Hyperammonaemia is a common complication of chronic liver failure. Two main factors are thought to underlie this complication: a loss of hepatic detoxification function and the development of portosystemic shunting. However, few studies have tried to quantify the importance of portosystemic shunting. Here, we used a theoretical approach to test the hypothesis that the development of portosystemic shunting is sufficient to cause hyperammonaemia in cirrhosis.

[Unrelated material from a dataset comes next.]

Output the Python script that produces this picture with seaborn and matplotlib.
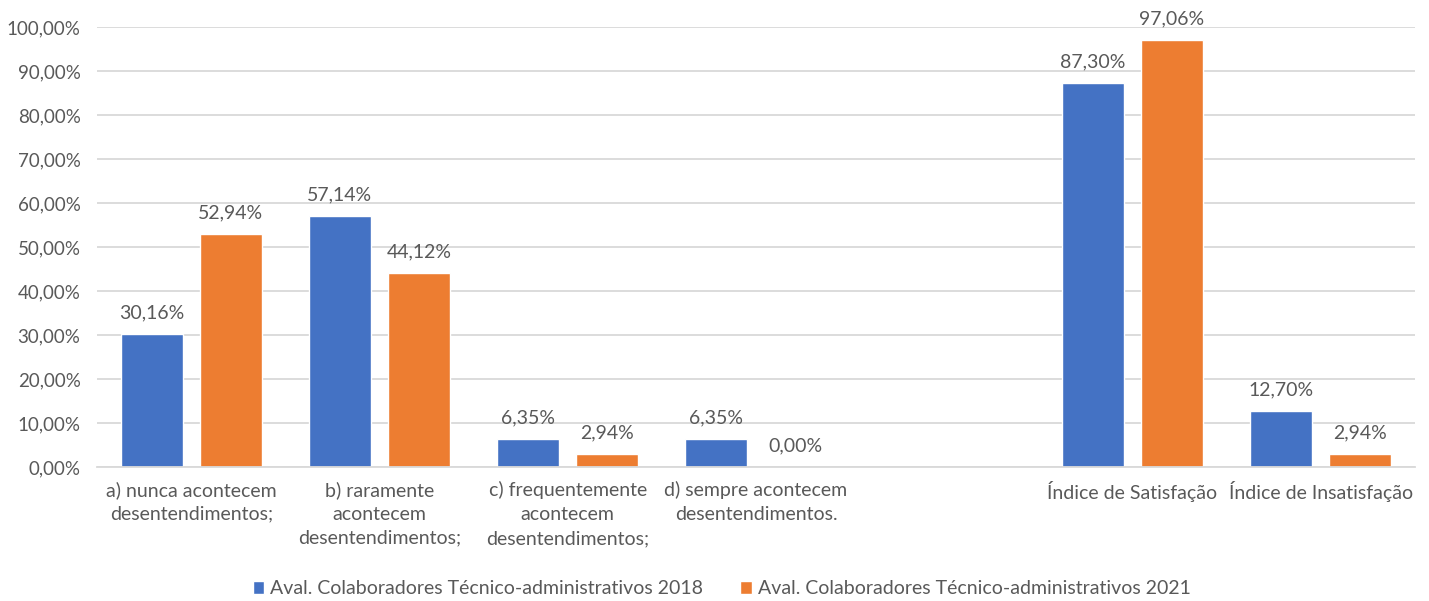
import matplotlib
matplotlib.use("Agg")
import matplotlib.pyplot as plt
import seaborn as sns
import numpy as np
import pandas as pd

categories = [
    "a) nunca acontecem\ndesentendimentos;",
    "b) raramente\nacontecem\ndesentendimentos;",
    "c) frequentemente\nacontecem\ndesentendimentos;",
    "d) sempre acontecem\ndesentendimentos.",
    " ",
    "Índice de Satisfação",
    "Índice de Insatisfação",
]
series_names = [
    "Aval. Colaboradores Técnico-administrativos 2018",
    "Aval. Colaboradores Técnico-administrativos 2021",
]
values_2018 = [30.16, 57.14, 6.35, 6.35, np.nan, 87.30, 12.70]
values_2021 = [52.94, 44.12, 2.94, 0.00, np.nan, 97.06, 2.94]
y_ticks = [0, 10, 20, 30, 40, 50, 60, 70, 80, 90, 100]
colors = ["#4472C4", "#ED7D31"]

rows = []
for c, v1, v2 in zip(categories, values_2018, values_2021):
    rows.append({"cat": c, "serie": series_names[0], "val": v1})
    rows.append({"cat": c, "serie": series_names[1], "val": v2})
df = pd.DataFrame(rows)

sns.set_theme(style="white")
plt.rcParams["font.family"] = ["Lato", "DejaVu Sans"]
text_color = "#595959"

fig = plt.figure(figsize=(14.29, 6.01), dpi=100)
ax = fig.add_axes([0.068, 0.223, 0.922, 0.732])

sns.barplot(data=df, x="cat", y="val", hue="serie", order=categories,
            hue_order=series_names, palette=colors, width=0.84, gap=0.215,
            errorbar=None, ax=ax, saturation=1, legend=True)

ax.set_ylim(0, 100)
ax.set_xlim(-0.5, len(categories) - 0.5)
ax.set_yticks(y_ticks)
ax.set_yticklabels([f"{t:.2f}%".replace(".", ",") for t in y_ticks],
                   fontsize=13.5, color=text_color)
ax.set_xticks(range(len(categories)))
ax.set_xticklabels(categories, fontsize=14, color=text_color, linespacing=1.5)
ax.tick_params(axis="x", length=0, pad=10)
ax.tick_params(axis="y", length=0, pad=12)
ax.set_xlabel("")
ax.set_ylabel("")
ax.yaxis.grid(True, color="#d9d9d9", linewidth=1.3)
ax.set_axisbelow(True)
for s in ["left", "right", "top"]:
    ax.spines[s].set_visible(False)
ax.spines["bottom"].set_color("#d9d9d9")
ax.spines["bottom"].set_linewidth(1.3)

for cont in ax.containers:
    labels = []
    for v in cont.datavalues:
        labels.append("" if np.isnan(v) else f"{v:.2f}%".replace(".", ","))
    ax.bar_label(cont, labels=labels, padding=9, fontsize=14, color=text_color)

handles, labs = ax.get_legend_handles_labels()
ax.get_legend().remove()
leg = fig.legend(handles, labs, loc="center", bbox_to_anchor=(0.505, 0.02), ncol=2,
                 frameon=False, fontsize=14, handlelength=0.6, handleheight=0.6,
                 columnspacing=1.9, handletextpad=0.3)
for t in leg.get_texts():
    t.set_color(text_color)

fig.savefig("out.png", dpi=100)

Two mathematical models are developed. The first one describes the main vascular resistances of the circulation and is used to provide scenarios for the distributions of organ blood flow in cirrhosis, which are necessary to run the second model. The second model predicts arterial ammonia levels resulting from ammonia metabolism in gut, liver, kidney, muscle and brain, and the distribution of organ blood flow.


The fraction of gastrointestinal blood flow shunted through collaterals was estimated to be 41% in mild cirrhosis, 69% in moderate and 85% in severe cases. In the second model, the redistribution of organ blood flow associated with severe cirrhosis was sufficient to cause hyperammonaemia, even when the hepatic detoxification function and the ammonia production were set to normal.


The model indicates that the development of portosystemic shunting in cirrhosis is sufficient to cause hyperammonaemia. Interventions that reduce the fraction of shunting may be future targets of therapy to control severity of hyperammonaemia.